Érigé au fil de ses multiples éditions en rendez-vous incontournable de la discipline, le Prix Hassan II des arts équestres traditionnels a servi de catalyseur ayant permis de perpétuer la transmission de cet art de génération en génération, particulièrement auprès des jeunes, mais aussi et surtout auprès des jeunes filles qui, désormais, font leur entrée magistrale dans un domaine jadis réservé aux hommes.
Soucieuse de maintenir vivace cette tradition et d’en perpétuer la pratique et la mémoire, la Fédération Royale Marocaine des Sports Equestres a consacré une compétition aux jeunes âgés de 10 à 15 ans, qui concourent dans des « sorbas » soumises aux normes adoptées dans le classement des aînés.
Dans la foulée, l’intérêt pour la Tbourida est allé crescendo à la faveur de compétitions nationales annuelles pour la sélection des meilleures « sorbas », du meilleur cavalier, du meilleur cheval et du meilleur habillement traditionnel.
Si la Tbourdia constitue, au sein du patrimoine national, une composante majeure des pratiques liées au cheval, elle cristallise aussi de multiples dimensions du patrimoine culturel immatériel, notamment les rituels, aptitudes et savoir-faire relatifs à l’habit traditionnel, à l’artisanat, outre le legs oral indissociable de cette pratique équestre, dont l’apparition remonte, selon les historiens, au 15ème siècle.

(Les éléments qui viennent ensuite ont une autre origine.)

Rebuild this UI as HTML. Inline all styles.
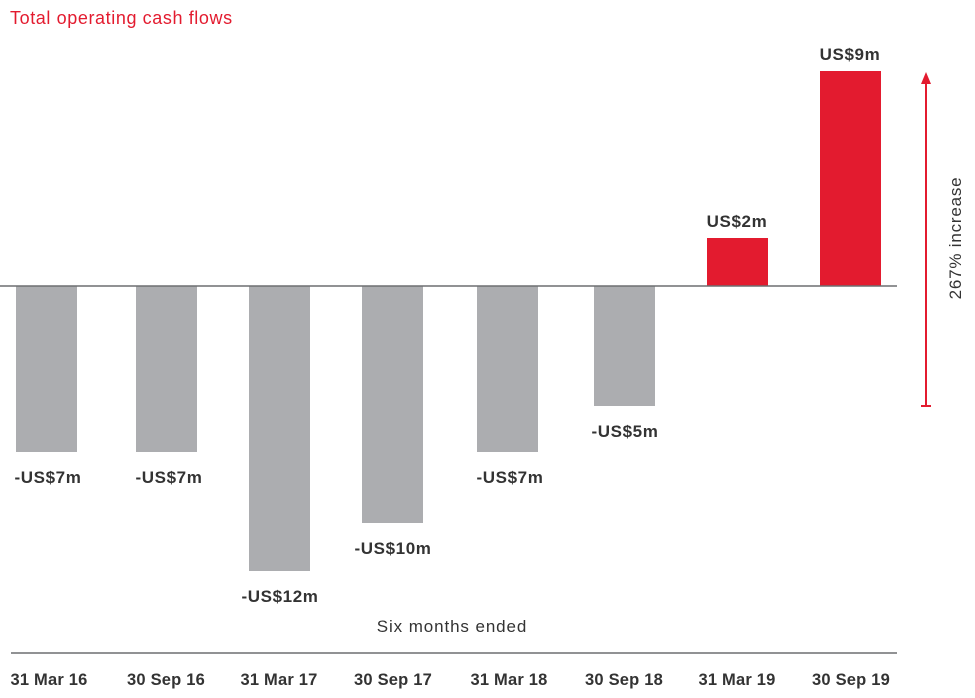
<!DOCTYPE html>
<html><head><meta charset="utf-8"><style>
html,body{margin:0;padding:0;background:#fff;}
svg{display:block;font-family:"Liberation Sans",sans-serif;}
</style></head><body>
<svg width="975" height="698" viewBox="0 0 975 698" xmlns="http://www.w3.org/2000/svg">
<text x="10" y="24" font-size="18" fill="#e31b2f" letter-spacing="0.6">Total operating cash flows</text>
<g fill="#acadb0">
<rect x="16" y="286" width="61" height="166"/>
<rect x="136" y="286" width="61" height="166"/>
<rect x="249" y="286" width="61" height="285"/>
<rect x="362" y="286" width="61" height="237"/>
<rect x="477" y="286" width="61" height="166"/>
<rect x="594" y="286" width="61" height="120"/>
</g>
<g fill="#e31b2f">
<rect x="707" y="238" width="61" height="48"/>
<rect x="820" y="71" width="61" height="215"/>
</g>
<line x1="0" y1="286" x2="897" y2="286" stroke="#6d6e71" stroke-width="1.5"/>
<g font-size="17" fill="#333" text-anchor="middle" font-weight="bold" letter-spacing="0.6">
<text x="48" y="483">-US$7m</text>
<text x="169" y="483">-US$7m</text>
<text x="280" y="602">-US$12m</text>
<text x="393" y="554">-US$10m</text>
<text x="510" y="483">-US$7m</text>
<text x="625" y="437">-US$5m</text>
<text x="737" y="227">US$2m</text>
<text x="850" y="60">US$9m</text>
</g>
<line x1="926" y1="406" x2="926" y2="84" stroke="#e31b2f" stroke-width="2"/>
<line x1="921" y1="406" x2="931" y2="406" stroke="#e31b2f" stroke-width="2"/>
<polygon points="926,72 921,84 931,84" fill="#e31b2f"/>
<text transform="translate(961,238) rotate(-90)" font-size="17" fill="#333" text-anchor="middle" letter-spacing="0.8">267% increase</text>
<text x="452" y="632" font-size="17" fill="#333" text-anchor="middle" letter-spacing="0.9">Six months ended</text>
<line x1="11" y1="653" x2="897" y2="653" stroke="#6d6e71" stroke-width="1.5"/>
<g font-size="16.5" fill="#333" text-anchor="middle" font-weight="bold" letter-spacing="0.2">
<text x="49" y="685">31 Mar 16</text>
<text x="166" y="685">30 Sep 16</text>
<text x="279" y="685">31 Mar 17</text>
<text x="393" y="685">30 Sep 17</text>
<text x="509" y="685">31 Mar 18</text>
<text x="624" y="685">30 Sep 18</text>
<text x="737" y="685">31 Mar 19</text>
<text x="851" y="685">30 Sep 19</text>
</g>
</svg>
</body></html>
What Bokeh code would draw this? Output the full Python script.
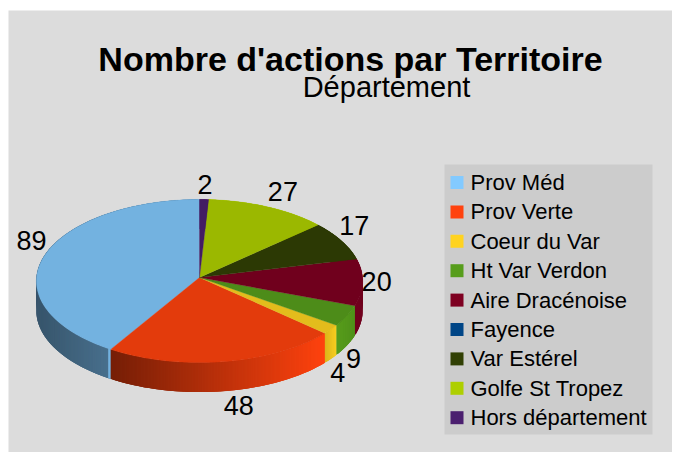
import math
from bokeh.plotting import figure
from bokeh.models import Range1d
from bokeh.core.properties import value
from bokeh.embed import file_html
from bokeh.resources import INLINE

TITLE = "Nombre d'actions par Territoire"
SUBTITLE = "Département"
territories = ["Prov Méd", "Prov Verte", "Coeur du Var", "Ht Var Verdon", "Aire Dracénoise",
               "Fayence", "Var Estérel", "Golfe St Tropez", "Hors département"]
actions = [89, 48, 4, 9, 20, 0, 17, 27, 2]
colors = ["#83caff", "#ff420e", "#ffd320", "#579d1c", "#7e0021",
          "#004586", "#314004", "#aecf00", "#4b1f6f"]

# style: shade multipliers and label nudges, by slice
top_shade = [0.88, 0.89, 0.89, 0.89, 0.89, 0.89, 0.89, 0.89, 0.89]
side_left = [0.42, 0.46, 0.86, 1.00, 0.90, 1, 1, 1, 1]
side_right = [0.72, 1.00, 0.98, 0.92, 0.90, 1, 1, 1, 1]
label_dx = [-13, 14.5, 7, 6.5, 14, 0, 13, 15, 1]
label_dy = [-15, 44, 43, 43, -1, 0, -15, -15, -15]

CX, CY, RX, RY, K, DEPTH = 199.0, 277.0, 163.0, 81.4, 0.043, 29.5


def proj(deg):
    t = math.radians(deg)
    u, v = -math.sin(t), math.cos(t)
    s = 1 / (1 + K * v)
    return CX + RX * u * s, CY - RY * v * s


def shade(col, f):
    rgb = [int(col[i:i + 2], 16) for i in (1, 3, 5)]
    return "#%02x%02x%02x" % tuple(min(255, round(c * f)) for c in rgb)


p = figure(width=672, height=452, output_backend="svg", toolbar_location=None,
           x_range=Range1d(0, 672), y_range=Range1d(452, 0),
           min_border=0, outline_line_color=None)
p.axis.visible = False
p.grid.visible = False
p.background_fill_color = "white"
p.border_fill_color = "white"

# panel
p.quad(left=[8], right=[672], top=[10], bottom=[452], fill_color="#dcdcdc", line_color=None)

total = sum(actions)
start = 0.0
sx, sy, sc, tx, ty, tc = [], [], [], [], [], []
lx, ly, lt = [], [], []
for i, n in enumerate(actions):
    a0 = start
    a1 = start + n / total * 360
    start = a1
    if n == 0:
        continue
    # top face
    steps = max(2, int(a1 - a0) * 2)
    ang = [a0 + (a1 - a0) * j / steps for j in range(steps + 1)]
    pts = [proj(a) for a in ang]
    tx.append([CX] + [q[0] for q in pts])
    ty.append([CY] + [q[1] for q in pts])
    tc.append(shade(colors[i], top_shade[i]))
    # visible side, shaded left to right; each strip runs under the next to hide seams
    xs = [q[0] for q in pts]
    xmin, xmax = min(xs), max(xs)
    for j in range(steps):
        x0, y0 = pts[j]
        x1, y1 = pts[min(j + 3, steps)]
        f = (pts[j][0] - xmin) / max(1.0, xmax - xmin)
        m = side_left[i] + (side_right[i] - side_left[i]) * f
        if i == 0 and a1 - ang[j] < 1.2:
            m = 0.88
        sx.append([x0, x1, x1, x0])
        sy.append([y0, y1, y1 + DEPTH, y0 + DEPTH])
        sc.append(shade(colors[i], m))
    # label
    mx, my = proj((a0 + a1) / 2)
    lx.append(mx + label_dx[i])
    ly.append(my + label_dy[i])
    lt.append(str(n))

p.patches(sx, sy, fill_color=sc, line_color=None)
p.patches(tx, ty, fill_color=tc, line_color=tc, line_width=0.3)

p.text(lx, ly, text=lt, text_font=value("Liberation Sans"), text_font_size="27px",
       text_align="center", text_baseline="middle", text_color="#000000")

# titles
p.text([350], [58], text=[TITLE], text_font=value("Liberation Sans"), text_font_style="bold",
       text_font_size="34px", text_align="center", text_baseline="middle", text_color="#000000")
p.text([386], [86], text=[SUBTITLE], text_font=value("Liberation Sans"),
       text_font_size="29px", text_align="center", text_baseline="middle", text_color="#000000")

# legend
p.quad(left=[444], right=[652], top=[164], bottom=[434], fill_color="#cccccc", line_color=None)
rows = [182 + 29.4 * i for i in range(len(territories))]
p.quad(left=[450] * 9, right=[463] * 9, top=[r - 6.5 for r in rows], bottom=[r + 6.5 for r in rows],
       fill_color=colors, line_color=None)
p.text([470] * 9, rows, text=territories, text_font=value("Liberation Sans"), text_font_size="22px",
       text_align="left", text_baseline="middle", text_color="#000000")

open("out.html", "w").write(file_html(p, INLINE))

Profondément ancrée dans la culture arabo-amazighe du Royaume, c’est donc légitimement que le Maroc a officiellement déposé, en 2019, un dossier de candidature pour l’inscrire sur la liste représentative du patrimoine culturel immatériel de l’UNESCO.
Ce dossier a été élaboré par le ministère de la Culture et de la Communication en partenariat avec la Société Royale d’encouragement du cheval et la Fédération Royale marocaine des sports équestres.
Dérivée du mot « baroud » qui signifie « poudre à canon », elle se déroule sur une piste sablée, appelée « Mahrek », qui s’étend sur 200 mètres de long et 70 mètres de large, incluant les aires de sécurité. Autour de cette piste, des espaces réservés aux spectateurs sont parfois aménagés. Souvent s’y concentrent aux alentours des commerces d’artisanat marocain et de vente de produits du terroir.
Chaque parade est effectuée par une troupe, appelée « sorba », constituée de cavaliers et de chevaux alignés et au milieu desquels se place le chef de la troupe, le « mokaddem » avec sa monture.
Sous la direction du « mokaddem », cavaliers et chevaux d’une troupe s’apprêtent ensuite à exécuter une parade composée de deux parties principales : la « hadda », ou le salut de la troupe, qui entre au trot en piste et réalise un maniement d’armes acrobatique, et la « talqa » qui marque le départ des troupes repartant au galop et effectuant un tir au fusil, à blanc, avant de se retirer.
On dénombre près d’un millier de troupes dans tout le Maroc. Elles réalisent des spectacles pour animer les moussems. Parmi elles, 330 participent officiellement à un championnat national annuel, composé de concours régionaux, interrégionaux et d’une finale nationale.
L’inscription de la Tbourida sur la Liste de l’UNESCO devra contribuer à accroître sa visibilité et à assurer la survie et le rayonnement des diverses traditions et expressions culturelles régionales locales qui y sont associées (selliers, maréchaux-ferrants, tapissiers, couturiers, spécialistes du cuir).
Au niveau national, cette inscription permettra de favoriser les échanges culturels interrégionaux, d’améliorer des pratiques équestres plus respectueuses du bien-être du cheval et de valoriser les moussems et les concours de la Tbourida en général auprès des populations urbaines et aussi auprès des touristes nationaux.
Au niveau international, son inscription contribuera à la visibilité du patrimoine immatériel en général, et permettra d’associer le cheval à la perception internationale de l’identité culturelle marocaine, outre la mise en valeur et la préservation des races équines Barbe et Arabe-Barbe, récemment menacées de disparition et dont le patrimoine génétique fait l’objet de mesures de sauvegarde.